** start of Data segment **

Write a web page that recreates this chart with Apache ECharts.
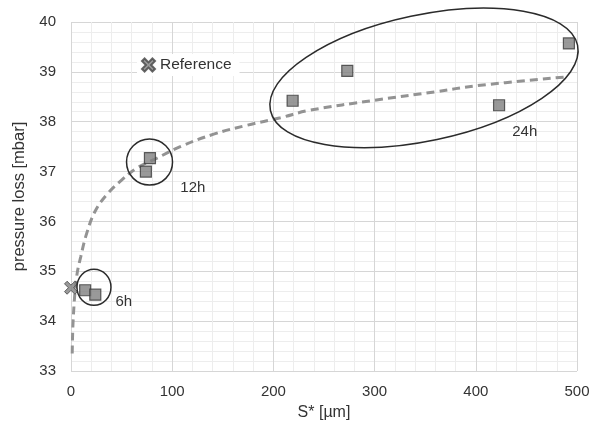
<!DOCTYPE html>
<html>
<head>
<meta charset="utf-8">
<script src="https://cdn.jsdelivr.net/npm/echarts@6/dist/echarts.min.js"></script>
<style>
html,body{margin:0;padding:0;background:#fff;}
#main{width:603px;height:428px;}
</style>
</head>
<body>
<div id="main"></div>
<script>
// ---- data ----
var sampleX = [14, 24, 78, 74, 219, 273, 423, 492];
var sampleY = [34.62, 34.53, 37.27, 37.0, 38.42, 39.02, 38.33, 39.57];
var referenceX = [0];
var referenceY = [34.67];
var fitX = [1.2, 2.3, 5.6, 9.6, 15.5, 23.7, 35, 50, 65, 85, 108, 141, 174, 207, 236, 300, 360, 400, 490];
var fitY = [33.35, 34.09, 34.89, 35.29, 35.76, 36.2, 36.53, 36.83, 37.07, 37.27, 37.5, 37.75, 37.93, 38.08, 38.23, 38.43, 38.6, 38.72, 38.9];
var groupLabels = ['6h', '12h', '24h'];
var groupCenterX = [22.7, 77.6, 348.8];
var groupCenterY = [34.68, 37.19, 38.88];
var groupLabelX = [44, 108, 436];
var groupLabelY = [34.38, 36.68, 37.8];
var xTicks = [0, 100, 200, 300, 400, 500];
var yTicks = [33, 34, 35, 36, 37, 38, 39, 40];

function zip(a, b) { return a.map(function (v, i) { return [v, b[i]]; }); }

var chart = echarts.init(document.getElementById('main'));
var font = 'Liberation Sans, Arial, sans-serif';
var xPath = 'path://M2,0 L5,3 L8,0 L10,2 L7,5 L10,8 L8,10 L5,7 L2,10 L0,8 L3,5 L0,2 Z';

chart.setOption({
  animation: false,
  backgroundColor: '#fff',
  textStyle: { fontFamily: font },
  grid: { left: 71, right: 26, top: 22, bottom: 57 },
  legend: {
    data: [{ name: 'Reference', icon: xPath }],
    left: 137, top: 54,
    itemWidth: 13, itemHeight: 13, itemGap: 6,
    backgroundColor: '#fff',
    padding: [3, 8, 3, 4],
    textStyle: { fontSize: 15.5, color: '#333', fontFamily: font }
  },
  xAxis: {
    type: 'value', min: xTicks[0], max: xTicks[xTicks.length - 1], interval: 100,
    name: 'S* [µm]', nameLocation: 'middle', nameGap: 34,
    nameTextStyle: { fontSize: 16, color: '#333', fontFamily: font },
    axisLine: { show: false }, axisTick: { show: false },
    axisLabel: { fontSize: 15, color: '#333', margin: 13, fontFamily: font },
    splitLine: { show: true, lineStyle: { color: '#d6d6d6', width: 1 } },
    minorTick: { show: false, splitNumber: 5 },
    minorSplitLine: { show: true, lineStyle: { color: '#ededed', width: 1 } }
  },
  yAxis: {
    type: 'value', min: yTicks[0], max: yTicks[yTicks.length - 1], interval: 1,
    name: 'pressure loss [mbar]', nameLocation: 'middle', nameGap: 38,
    nameTextStyle: { fontSize: 16.5, color: '#333', fontFamily: font },
    axisLine: { show: false }, axisTick: { show: false },
    axisLabel: { fontSize: 15, color: '#333', margin: 15, fontFamily: font },
    splitLine: { show: true, lineStyle: { color: '#d6d6d6', width: 1 } },
    minorTick: { show: false, splitNumber: 5 },
    minorSplitLine: { show: true, lineStyle: { color: '#ededed', width: 1 } }
  },
  series: [
    {
      name: 'fit', type: 'line', data: zip(fitX, fitY), smooth: 0.4,
      showSymbol: false, symbol: 'none',
      lineStyle: { color: '#939393', width: 3, type: [8, 5] },
      z: 2
    },
    {
      name: 'Samples', type: 'scatter', data: zip(sampleX, sampleY),
      symbol: 'rect', symbolSize: 11,
      itemStyle: { color: '#7f7f7f', borderColor: '#3a3a3a', borderWidth: 1.2 },
      z: 4
    },
    {
      name: 'Reference', type: 'scatter', data: zip(referenceX, referenceY),
      symbol: xPath, symbolSize: 13,
      itemStyle: { color: '#7f7f7f', borderColor: '#444', borderWidth: 1 },
      z: 5
    }
  ]
});

var radiiX = [17, 23, 157];
var radiiY = [18, 23, 63];
var rot = [0, 0, 12 * Math.PI / 180];
var graphics = [];
for (var i = 0; i < groupLabels.length; i++) {
  var c = chart.convertToPixel({ gridIndex: 0 }, [groupCenterX[i], groupCenterY[i]]);
  graphics.push({
    type: 'ellipse', x: c[0], y: c[1], rotation: rot[i],
    shape: { cx: 0, cy: 0, rx: radiiX[i], ry: radiiY[i] },
    style: { fill: 'none', stroke: '#2b2b2b', lineWidth: 1.5 },
    z: 10
  });
  var l = chart.convertToPixel({ gridIndex: 0 }, [groupLabelX[i], groupLabelY[i]]);
  graphics.push({
    type: 'text', x: l[0], y: l[1],
    style: { text: groupLabels[i], font: '15px ' + font, fill: '#333', textAlign: 'left', textVerticalAlign: 'middle' },
    z: 10
  });
}
chart.setOption({ graphic: graphics });
</script>
</body>
</html>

** end of Data segment **

Copy nothing but the lines from the top of the material through the line holding "var xPath = 'path://M2,0", exactly as written; omit pictures.

Write a web page that recreates this chart with Apache ECharts.
<!DOCTYPE html>
<html>
<head>
<meta charset="utf-8">
<script src="https://cdn.jsdelivr.net/npm/echarts@6/dist/echarts.min.js"></script>
<style>
html,body{margin:0;padding:0;background:#fff;}
#main{width:603px;height:428px;}
</style>
</head>
<body>
<div id="main"></div>
<script>
// ---- data ----
var sampleX = [14, 24, 78, 74, 219, 273, 423, 492];
var sampleY = [34.62, 34.53, 37.27, 37.0, 38.42, 39.02, 38.33, 39.57];
var referenceX = [0];
var referenceY = [34.67];
var fitX = [1.2, 2.3, 5.6, 9.6, 15.5, 23.7, 35, 50, 65, 85, 108, 141, 174, 207, 236, 300, 360, 400, 490];
var fitY = [33.35, 34.09, 34.89, 35.29, 35.76, 36.2, 36.53, 36.83, 37.07, 37.27, 37.5, 37.75, 37.93, 38.08, 38.23, 38.43, 38.6, 38.72, 38.9];
var groupLabels = ['6h', '12h', '24h'];
var groupCenterX = [22.7, 77.6, 348.8];
var groupCenterY = [34.68, 37.19, 38.88];
var groupLabelX = [44, 108, 436];
var groupLabelY = [34.38, 36.68, 37.8];
var xTicks = [0, 100, 200, 300, 400, 500];
var yTicks = [33, 34, 35, 36, 37, 38, 39, 40];

function zip(a, b) { return a.map(function (v, i) { return [v, b[i]]; }); }

var chart = echarts.init(document.getElementById('main'));
var font = 'Liberation Sans, Arial, sans-serif';
var xPath = 'path://M2,0 L5,3 L8,0 L10,2 L7,5 L10,8 L8,10 L5,7 L2,10 L0,8 L3,5 L0,2 Z';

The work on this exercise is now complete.